There are conspiracy theories as to who truly shot King, but a man named James Earl Ray, was later arrested as a suspect and charged with the crime. In police custody he confessed to the assassination, but soon later recanted his confession. Some believe King’s assassination was orchestrated by members of the K.K.K. or the American government, but the bottom line is there are multiple possible scenarios and the assassination remains a mystery. Some have speculated that James Earl Ray was used as a "patsy" similar to the way that alleged John F. Kennedy assassin Lee Harvey Oswald was supposedly used, but still to this day, there is no proof as to whether or not this is true.
The Loss of Our Fathers
The above list could definitely have been much larger, for there have been many great martyrs of peace, who died under the reign of Satan, often unnoticed by the World. The above figures were Historical icons that stand out from the crowd as mentionable people, who should be acknowledged for their accomplishments and their superior examples. They have deeply inspired me to manifest the will of God, setting foot in the path of righteousness and walking in destiny armed with truth, benevolence, humility and determination.
All these men mentioned above were heroic in their own way, which was a virtue they were willing to uphold, even at cost of their very lives.
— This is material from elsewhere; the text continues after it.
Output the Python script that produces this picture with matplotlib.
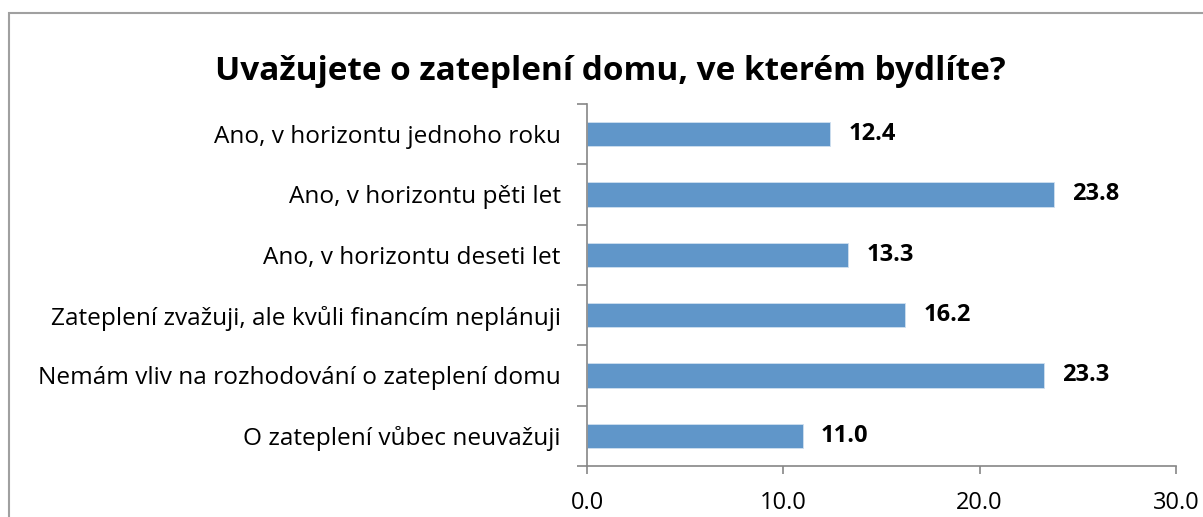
import matplotlib
matplotlib.use("Agg")
import matplotlib.pyplot as plt
from matplotlib.patches import Rectangle

# data
categories = [
    "Ano, v horizontu jednoho roku",
    "Ano, v horizontu pěti let",
    "Ano, v horizontu deseti let",
    "Zateplení zvažuji, ale kvůli financím neplánuji",
    "Nemám vliv na rozhodování o zateplení domu",
    "O zateplení vůbec neuvažuji",
]
values = [12.4, 23.8, 13.3, 16.2, 23.3, 11.0]
x_ticks = [0, 10, 20, 30]

plt.rcParams['font.family'] = ['Open Sans', 'DejaVu Sans']

fig = plt.figure(figsize=(12.03, 5.17), dpi=100)
ax = fig.add_axes([0.488, 0.0986, 0.4895, 0.7004])

# outer chart border like Excel
fig.patches.append(Rectangle((9 / 1203, -0.1), 1.2, 0.1 + 1 - 13 / 517,
                             transform=fig.transFigure, fill=False,
                             edgecolor="#a0a0a0", linewidth=1.5))

pos = list(range(len(categories)))
ax.barh(pos, values, height=0.4, color="#6096C9", edgecolor="#d0e0f0", linewidth=0.6)

for p, v in zip(pos, values):
    ax.annotate(f"{v:.1f}", xy=(v, p), xytext=(13, 0), textcoords="offset points",
                va="center", ha="left", fontsize=17, fontweight="bold")

ax.set_ylim(len(categories) - 0.5, -0.5)
ax.set_xlim(0, 30)
ax.set_yticks(pos)
ax.set_yticklabels(categories, fontsize=17.6)
ax.set_yticks([i - 0.5 for i in range(len(categories) + 1)], minor=True)
ax.tick_params(axis="y", which="major", length=0, pad=19)
ax.tick_params(axis="y", which="minor", length=7, color="#868686", width=1.2)

ax.set_xticks(x_ticks)
ax.set_xticklabels([f"{t:.1f}" for t in x_ticks], fontsize=17)
ax.tick_params(axis="x", length=6, color="#868686", width=1.2, pad=12)

for s in ["top", "right"]:
    ax.spines[s].set_visible(False)
for s in ["left", "bottom"]:
    ax.spines[s].set_color("#868686")
    ax.spines[s].set_linewidth(1.2)

fig.text(0.507, 0.862, "Uvažujete o zateplení domu, ve kterém bydlíte?",
         ha="center", va="center", fontsize=24, fontweight="bold")

fig.savefig("out.png", dpi=100)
Abraham Lincoln amidst a maelstrom of political strife within his own nation, successfully abolished slavery by crushing the rebellion of the confederate states; Ghandi proved that non-violent civil disobedience could liberate a nation from the bonds of colonial Britain; and Martin Luther King Jr. helped uproot the deeply embedded discrimination that demanded unequal rights for blacks. The greatness of their achievements greatly outweighs the folly of their humanity, and though they were the imperfect creation of God, they at times throughout their lives aligned in harmony with the perfect intention of our Lord, something too few people truly accomplish.
These leader’s feats were not merely human achievements, but instead the manifestation of God’s movement against Satan’s reign of evil. God ordains peace, equality and freedom, and though these leaders were all imperfect examples, they became martyrs of God’s perfect intention. God’s stronghold in the hearts and minds of these great historical figures was evident, for they lived with an elite moral conduct, which won them many friends and many enemies alike. God paved the way for the fulfillment of each individual’s destiny and set forth before each a divinely ordained purpose to fulfill, but each destiny would be cut short unfulfilled and each life would be all too quickly ended.
It was through the enmity of their opposition, that Satan condemned the lives of these courageous revolutionaries. Each fanatic assassin was powerfully possessed by the devil’s manipulation, bringing the terrible judgement of death down upon these heroes. It was the festering animosity of the wrathful, that ended these lives, and they were unable to continue what work was begun by their legacies. Each time the assassin’s bullet robbed us of another hero; Satan again cut short the life of another peace maker, another freedom fighter and another soldier of equality. And these are only a few examples, highlighting some of the most famous world leaders in modern history, not to mention the countless unknown people who died throughout history upholding the inner intention of God.